Ciaran Liam Martin, (born 19 September 1974), is an Irish professor and former CEO of the National Cyber Security Centre (NCSC) in the United Kingdom. In September 2020 he was appointed Professor of Practice in the Management of Public Organisations at the Blavatnik School of Government, University of Oxford.

== Life ==
Martin was appointed as head of cyber security at the Government Communications Headquarters (GCHQ) in December 2013. He recommended the establishment of a UK National Cyber Security Centre within the intelligence and security agency. This was agreed by the Government and announced by the Chancellor George Osborne in November 2015. Martin became the first Chief Executive in February 2016, and it became operational in October of that year. On 14 February 2017, the NCSC's new headquarters in Victoria in Central London were opened by Queen Elizabeth II.

Prior to joining GCHQ, Martin was Constitution Director at the Cabinet Office from 2011, helping to agree the framework for the Scottish independence referendum. From 2008 to 2011, he was Director of Security and Intelligence at the Cabinet Office. His public service career has also included a series of roles elsewhere in the Cabinet Office and in HM Treasury and the National Audit Office (NAO).

He was a member of the GCHQ Board.
He is a past pupil of Christian Brothers Grammar School, Omagh, where he was very much seen as an all-rounder, being head-boy, a member of the MacRory Cup Gaelic football squad and keyboard player with indie rock outfit "Some Kind of Wonderful".
He is a graduate of Hertford College, University of Oxford, where he studied history.

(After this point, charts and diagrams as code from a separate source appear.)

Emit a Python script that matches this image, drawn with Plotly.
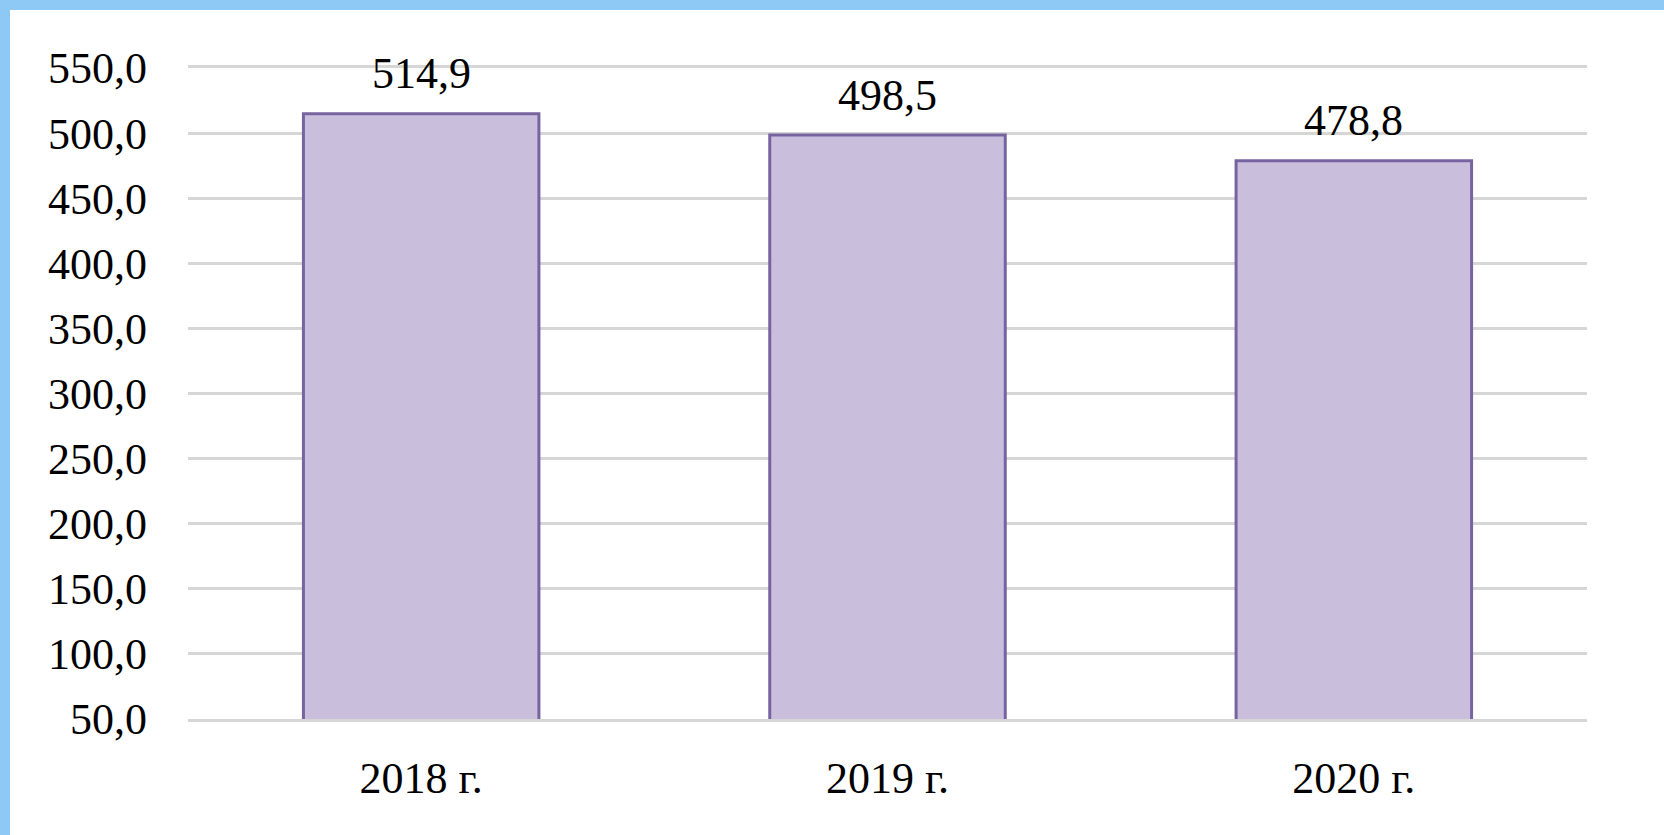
import plotly.graph_objects as go

categories = ["2018 г.", "2019 г.", "2020 г."]
values = [514.9, 498.5, 478.8]
tick_values = [50, 100, 150, 200, 250, 300, 350, 400, 450, 500, 550]
tick_labels = ["50,0", "100,0", "150,0", "200,0", "250,0", "300,0", "350,0", "400,0", "450,0", "500,0", "550,0"]

W, H = 1664, 835
L, R, T, B = 188, 77, 68, 116
pw, ph = W - L - R, H - T - B

font = "Liberation Serif"
fs = 44
grid = "#d6d6d6"

fig = go.Figure()
fig.add_trace(go.Bar(
    x=categories, y=values,
    marker=dict(color="#cabedd", line=dict(color="#77639f", width=3)),
    width=0.505,
    hoverinfo="skip",
))

for c, v in zip(categories, values):
    fig.add_annotation(x=c, y=v, text=f"{v:.1f}".replace(".", ","), showarrow=False,
                       yanchor="middle", yshift=40,
                       font=dict(family=font, size=fs, color="#000000"))

# white card over blue border background
fig.add_shape(type="rect", xref="paper", yref="paper", layer="below",
              x0=(10 - L) / pw, x1=(W - L + 20) / pw,
              y0=(T + ph - H - 20) / ph, y1=(T + ph - 10) / ph,
              fillcolor="white", line=dict(width=0))

fig.update_layout(
    width=W, height=H,
    margin=dict(l=L, r=R, t=T, b=B),
    paper_bgcolor="#8ec8f5",
    plot_bgcolor="rgba(0,0,0,0)",
    showlegend=False,
    font=dict(family=font, size=fs, color="#000000"),
    xaxis=dict(showgrid=False, showline=True, mirror=True, linecolor=grid, linewidth=2.5,
               ticks="", tickfont=dict(size=fs), ticklabelstandoff=18),
    yaxis=dict(range=[50, 550], tickvals=tick_values, ticktext=tick_labels,
               showgrid=True, gridcolor=grid, gridwidth=2.5,
               zeroline=False, showline=False, ticks="", ticklabelstandoff=40,
               tickfont=dict(size=fs)),
)

fig.write_html("out.html", config={"displayModeBar": False},
               post_script="document.body.style.margin='0';document.body.style.overflow='hidden';")
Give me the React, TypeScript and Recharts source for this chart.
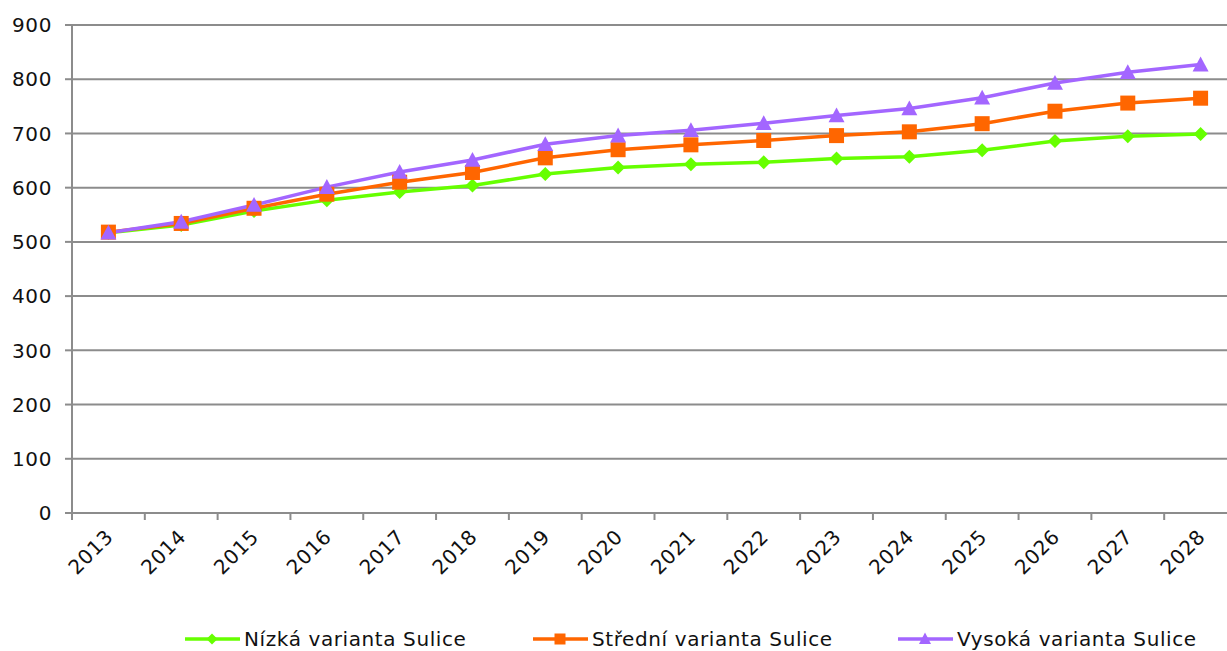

Martin was appointed Companion of the Order of the Bath (CB) in the 2020 New Year Honours for services to international and global cyber security.

Martin had planned on resigning in June 2020 but delayed his resignation until August because of the COVID-19 pandemic. He was succeeded by Lindy Cameron.

In December 2002, Martin was the 'phone a friend' for Declan Montague on an episode of the ITV gameshow Who Wants to Be a Millionaire?.